De Bernardi's Cerveza Tupac finds common ground in Los Angeles, where many artists are invested in the goals of Social Practice and are also finding ways to enact micro-economic development projects. With increasing frequency, L.A. artists are developing self-funding initiatives using new platforms of social media. Kickstarter, for example, is a progressively popular way to raise the relatively small, but critical funds needed for production costs. Projects that may very well be part of programming at an arts institution utilize these crowd funding strategies as an option in the face of limited organizational budgets. By inviting friends, family, and the arts community to invest in the realization of their work, artists are creating collective interest in their artistic ideas and goals.

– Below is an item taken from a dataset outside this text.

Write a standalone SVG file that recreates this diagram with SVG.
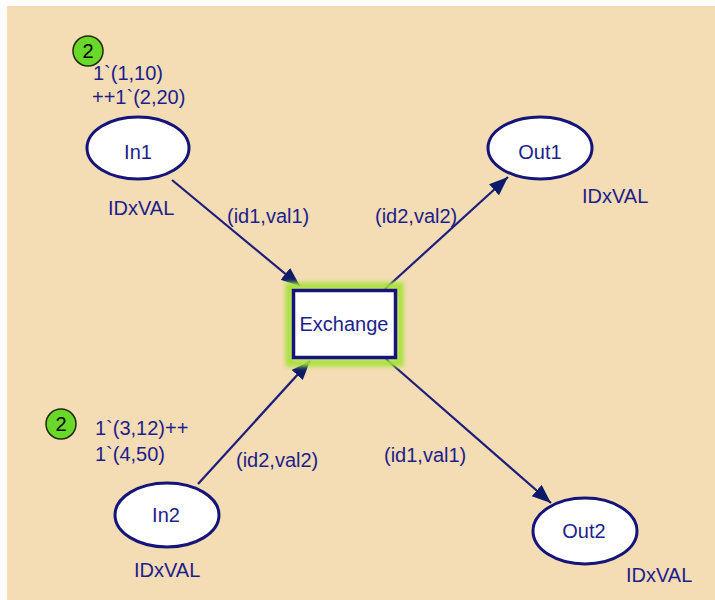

Despite the fact that in Los Angeles the name Tupac might immediately conjure up an association with famed rapper Tupac Shakur, it is the Peruvian hero for which the California Love performer was named that is the emblem behind de Barnardi's brew. Túpac Amaru II, indigenous leader in colonial-era Peru, has historically been an important symbol for the struggle for independence and the rights of the proletariat. De Bernardi's aim is to address the needs of the artists and the creative community in Lima and to strategize a means of self-support for their endeavors. In the spirit of revolutionary leader Túpac Amaru II, de Bernardi and his collaborators seek for artists the most important freedom of all: independence.